ハーセプチン(トラスツズマブ)の作用機序:抗がん剤

 

古くから使用されている抗がん剤は「細胞分裂の速度が早い細胞に作用する」という特性を備えています。ただ、このような抗がん剤は細胞分裂を行う細胞であれば無秩序に作用する特性を有しているため、副作用も大きいことが知られています。

 

そこで、抗がん剤の中でも「がん細胞だけ」に対して選択的に作用するように開発された薬として分子標的薬があります。

 

分子標的薬の中でも、特に乳がんなどの治療に用いられる薬としてトラスツズマブ(商品名:ハーセプチン)が知られています。トラスツズマブはヒト上皮増殖因子受容体2型(HER2)阻害薬と呼ばれる種類の薬になります。

 

 トラスツズマブ(商品名:ハーセプチン)の作用機序
分子標的薬では、チロシンキナーゼという言葉が重要になります。

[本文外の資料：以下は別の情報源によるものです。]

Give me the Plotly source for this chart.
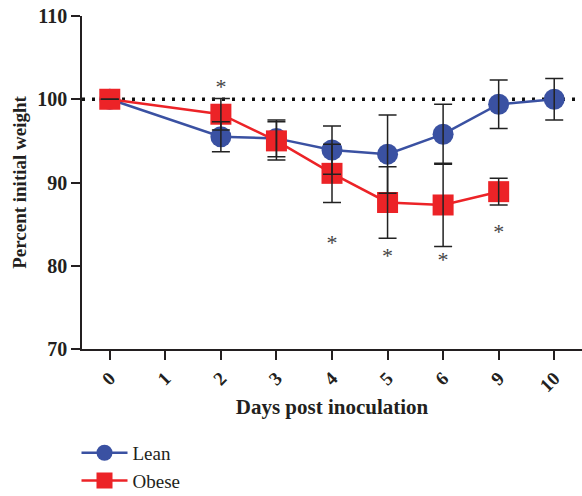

チロシンキナーゼは細胞増殖を行うときに重要となる酵素であり、この酵素が作用することでシグナル伝達が行われるようになります。

 

細胞増殖にチロシンキナーゼが関わっていることから、チロシンキナーゼに異常が起こると、無秩序な細胞増殖を繰り返すようになります。これが細胞のがん化に繋がります。

 

 チロシンキナーゼの作用

 

チロシンキナーゼを内蔵している受容体としてHER2(ヒト上皮増殖因子受容体2型)が知られています。HER2は細胞増殖のシグナル伝達に大きく関与しています。

 

このHER2は正常細胞においてもわずかに存在しており、心臓・神経の発達や細胞増殖に関係しています。ただ、中にはHER2が過剰に存在しているために、不必要な時でも細胞の増殖が促進されてしまうことがあります。

 

 ハーセプチン(トラスツズマブ)の作用機序:抗がん剤

 

HER2が過剰に存在しているがんの場合、HER2を阻害することでがん細胞の増殖を抑えることが出来ます。このような作用を示す薬として、トラスツズマブ(商品名:ハーセプチン)が知られています。

 

特に乳がん患者ではHER2が過剰に出現していることがあります。全ての乳がん患者でHER2がたくさん作られているわけではありませんが、乳がんの中でもHER2陽性の患者(HER2が多く存在している人)ではHER2阻害薬が有効です。

 

 

 トラスツズマブ(商品名:ハーセプチン)の特徴
主に乳がん患者にトラスツズマブ(商品名:ハーセプチン)が使用されますが、胃がん患者に対して使用されることもあります。どちらもHER2が陽性である(HER2が過剰に存在している)ことが、薬の効果が表れるために必須の条件です。

 

臨床試験では、トラスツズマブ(商品名:ハーセプチン)を使用することによってHER2陽性の転移性乳がんの生存率を有意に改善することが分かっています。

 

従来の抗がん剤にみられる脱毛などの副作用はありませんが、発熱や悪寒、無力症、悪心、疼痛などの副作用が主に知られています。

 

このような特徴により、HER2と呼ばれる細胞増殖に関わるチロシンキナーゼの働きを阻害し、がん細胞の増殖を抑制する薬がトラスツズマブ(商品名:ハーセプチン)です。